I pulled back the mulch to plant some amaranth and look what I found! A nice big pile of worm castings. There was a great big earthworm who took off as quick as he could from the pile when I pulled back the mulch.
This is what it looks like under the thick layer of straw we put down. The paper and cardboard are very decomposed. The ground is soft and moist without being too damp. I planted some amaranth and put a very thin layer of coffee grounds over it.
In general I am very pleased with the mulching. I have found that it is not killing all the weeds though. My straw and paper mulch has been on the garden for over 2 mo now. And despite that I have consistent trouble with dandelions and sorrel pushing its way through. Of course it is NOTHING compared to the mess I would have if I hadn't mulch and if I had tried to till and weed it all by hand. I have a hard enough time trying to deal with the weed seeds in the herb garden that is not mulched like this. I am planning on mulching it better once the seeds I have planted recently come up. I also can not plant directly in the mulch like Pat Lanza says you can in her book Lasagna Gardening. I tried it at first with my squash and cucumbers and it was a disaster. The compost I put in as a soil pocket became just that...a hardened pocket in the mulch. The plants just did not send roots through the peat pots into it either. They were basically stalled until I dug them all up, removed the peat pots and dug down to the soil and replanted them. They are doing great now and we have some blossoms!

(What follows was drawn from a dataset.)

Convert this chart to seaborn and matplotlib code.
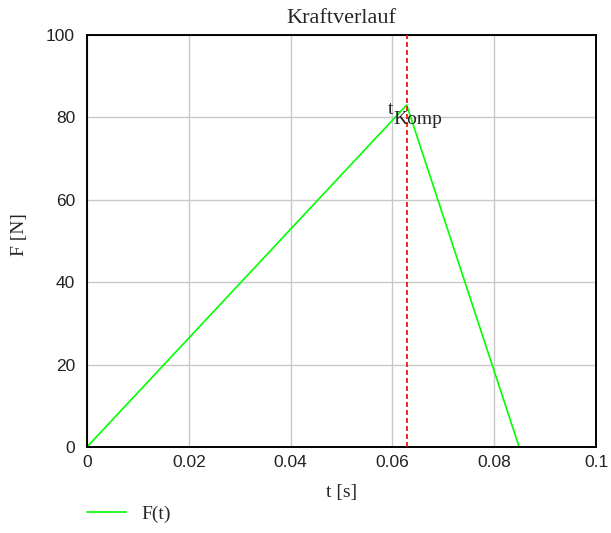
import matplotlib
matplotlib.use("Agg")
import matplotlib.pyplot as plt
import pandas as pd
import seaborn as sns

# Kraftverlauf data
t_values = [0.0, 0.0628, 0.0849]
F_values = [0.0, 83.0, 0.0]
t_komp = 0.0628
x_ticks = [0, 0.02, 0.04, 0.06, 0.08, 0.1]
x_tick_labels = ["0", "0.02", "0.04", "0.06", "0.08", "0.1"]
y_ticks = [0, 20, 40, 60, 80, 100]

df = pd.DataFrame({"t": t_values, "F": F_values})

sns.set_style("white")
plt.rcParams["font.family"] = ["Liberation Serif", "DejaVu Serif"]

fig = plt.figure(figsize=(6.11, 5.33), dpi=100)
ax = fig.add_axes([0.1424, 0.1614, 0.8331, 0.7730])

sns.lineplot(data=df, x="t", y="F", ax=ax, color="#00ff00", linewidth=1.2,
             label="F(t)", legend=False, sort=False)
ax.axvline(t_komp, color="#ff0000", linewidth=1.2, linestyle=(0, (3, 1.8)), zorder=3)

ax.set_xlim(0, 0.1)
ax.set_ylim(0, 100)
ax.set_xticks(x_ticks)
ax.set_xticklabels(x_tick_labels)
ax.set_yticks(y_ticks)
ax.grid(True, color="#c8c8c8", linewidth=1)
ax.set_axisbelow(True)
for s in ax.spines.values():
    s.set_color("black")
    s.set_linewidth(1.4)
    s.set_visible(True)

ax.tick_params(axis="both", length=0, labelsize=12.5)
ax.tick_params(axis="x", pad=5.5)
ax.tick_params(axis="y", pad=8.6)
for lbl in ax.get_xticklabels() + ax.get_yticklabels():
    lbl.set_fontfamily("Liberation Sans")
    lbl.set_color("#222222")

ax.set_title("Kraftverlauf", fontsize=16, pad=8.5)
ax.set_xlabel("t [s]", fontsize=14)
ax.set_ylabel("F [N]", fontsize=14)
ax.xaxis.set_label_coords(0.5, -0.09)
ax.yaxis.set_label_coords(-0.116, 0.515)

# marker label t_Komp
ax.text(t_komp - 0.0037, 80.7, "t", fontsize=14, ha="left", va="baseline")
ax.text(t_komp - 0.0027, 78.3, "Komp", fontsize=14, ha="left", va="baseline")

fig.legend(loc="center left", bbox_to_anchor=(0.1424, 0.0356), frameon=False,
           borderpad=0, borderaxespad=0, handlelength=2.0, handletextpad=0.8,
           fontsize=14)

fig.savefig("out.png", dpi=100, facecolor="white")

The okra is just coming up. I can not wait to enjoy this okra. We have an assortment of squash and cucumbers here ( bush butternut squash, two bush cucumbers, zucchini, summer squash and a scalloped patty pan summer squash) and the okra is planted in a row down the center of it all. It is hard to see it all right now with the angle and the straw.
Here is a shot of part of the herb garden. We have this 4 square area and then another area behind it equal in size. However the plants have completely taken over the back half of the herb garden. It was planted all in perennials and the rosemary has an 8 ft span and the thyme with the rosemary has pretty much engulfed all the paths. I'm afraid the rosemary is going to have to go eventually. It looks awful. A giant pine tree fell on it this past New Years and just made a mess of it. I didn't prune it either and it has become too sparse on the inside. But it provides its own microclimate to the area and just cutting it down will drastically change things. It's nice how little weeding needs to be done in that area of the garden because the plants are so dense.
In the herb garden we have rosemary, a variety of thymes, oregano, marjoram, french tarragon, lambs ears, echinacea, bee balm, egyptian topping onion, saffron crocus, phlox, nasturtiums, lettuce leaf basil and genovese basil, daisies, sweet williams, a David Austin rose Anne Boleyn, violas, chives, borage, marigolds, variegated loosestrife, St John's Wort and variegated St John's Wort, ice plant, dill, lemon balm, anise hyssop and whatever else I can't recall right now. I just planted some achillea, garlic chives, traditional chives, salad burnet and cilantro too and hopefully they'll come up! I am in the process of mulching with coffee grounds if you are wondering what's going on with the dark ground in some areas.
The tomatoes and tomatillos in the bed on the side of the house look wonderful. The ones in the back garden however have evidence of being eaten by flea beetles. I don't see any flee beetles though just the tiny holes. I need to figure out how to get rid of them.